WHY WE’LL BE HERE / MASSACHUSETTS
WHO Jeff Immelt, President and CEO, General Electric
SITE HISTORY The “world’s digital industry company,” as GE dubs itself, traces its origins to Thomas Edison’s laboratory in New York City. GE was incorporated in 1892 when Edison’s company merged with the Thomason-Houston of Lynn, Massachusetts, then took headquarters space in Schenectady, New York. In 1974, the company relocated to Fairfield, Connecticut. After last year’s tax hike, however, Immelt went public with his disappointment, launching a well-publicized search for a new home in June. Lured to Massachusetts by a $120 million incentive program, GE will move to an as-yet-undisclosed location in Boston’s waterfront Innovation District by 2017.
WHY MASSACHUSETTS? GE builds on what is already a significant presence in Massachusetts, with nearly 5,000 employees across the state in businesses including aviation, oil and gas and energy management. In 2014, GE moved its life sciences headquarters to Marlborough. Last year, GE announced it was relocating its energy services start-up, Current, to Boston.

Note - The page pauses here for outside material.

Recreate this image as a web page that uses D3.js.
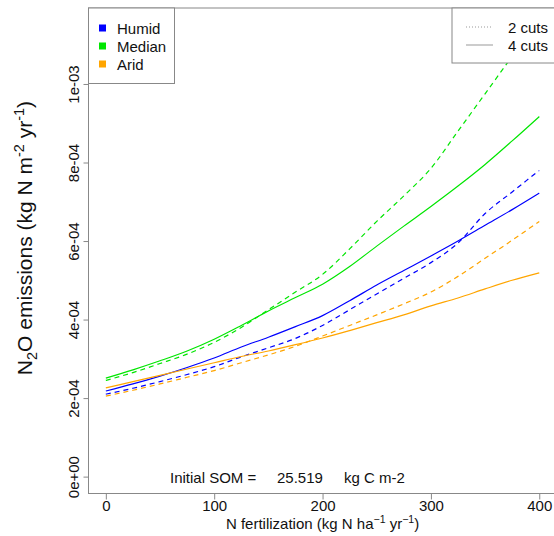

REASON FOR LOCATION “Greater Boston is home to 55 colleges and universities. Massachusetts spends more on R&D than any other region in the world, and Boston attracts a diverse, technologically fluent workforce focused on solving challenges for the world. We are excited to bring our headquarters to this dynamic and creative city.”

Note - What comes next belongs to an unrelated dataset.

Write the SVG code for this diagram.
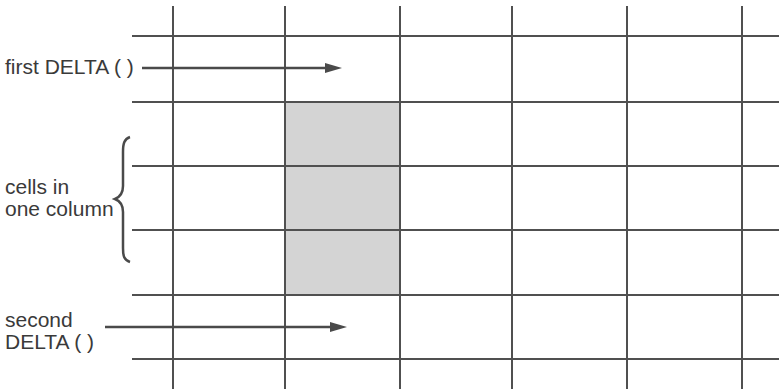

NEW HAMPSHIRE | #24 | LAGGING GDP
The economy is humming, but a tight labor market—and sluggish in-migration—hampers growth. After decades of luring Massachusetts residents annually by the tens of thousands, that pace has slowed to a crawl. An overhaul of “outdated” land-use and zoning policies could help attract new residents, says Dennis Delay, an economist with the New Hampshire Center for Public Policy Studies. Delay and other economists expect steady economic expansion through 2019. The New England Economic Partnership forecasts New Hampshire will continue to lag GDP growth and job creation in both New England and the nation.
NEW JERSEY | #47 | BIOTECH PROMISE
Northern New Jersey’s economic mainstays—telecom, professional services, pharmaceutical research and manufacturing—show moderate growth, while education and healthcare outpace the nation. Moderate job expansion has bolstered consumer spending, aiding the retail, entertainment and hospitality sectors.
Professional services, long a Garden State mainstay, show signs of recovery from recessionary doldrums. JPMorgan Chase’s decision to relocate to Jersey City from Manhattan yielded 2,100 jobs—and a jolt of optimism at a time when most corporate traffic was heading out of state.
While the Garden State is closely connected to both New York and Philadelphia metro economies, such local clusters as biotech and software development expect moderate growth, offsetting stagnation in pharmaceuticals, telecom and manufacturing. Infrastructure improvements, including port-facility upgrades, may fortify economic growth in the trade and transportation sectors. Regulatory changes from Washington have roiled the financial services industry, shrinking payrolls.
Native son site selector Dennis Donovan, of Wadley-Donovan-Gutshaw Consulting, praises the state’s incentive and subsidy programs, but wishes permitting could be sped up. Central-state MSAs, including Trenton and Edison, have grown fitfully; net growth lags behind the national pace.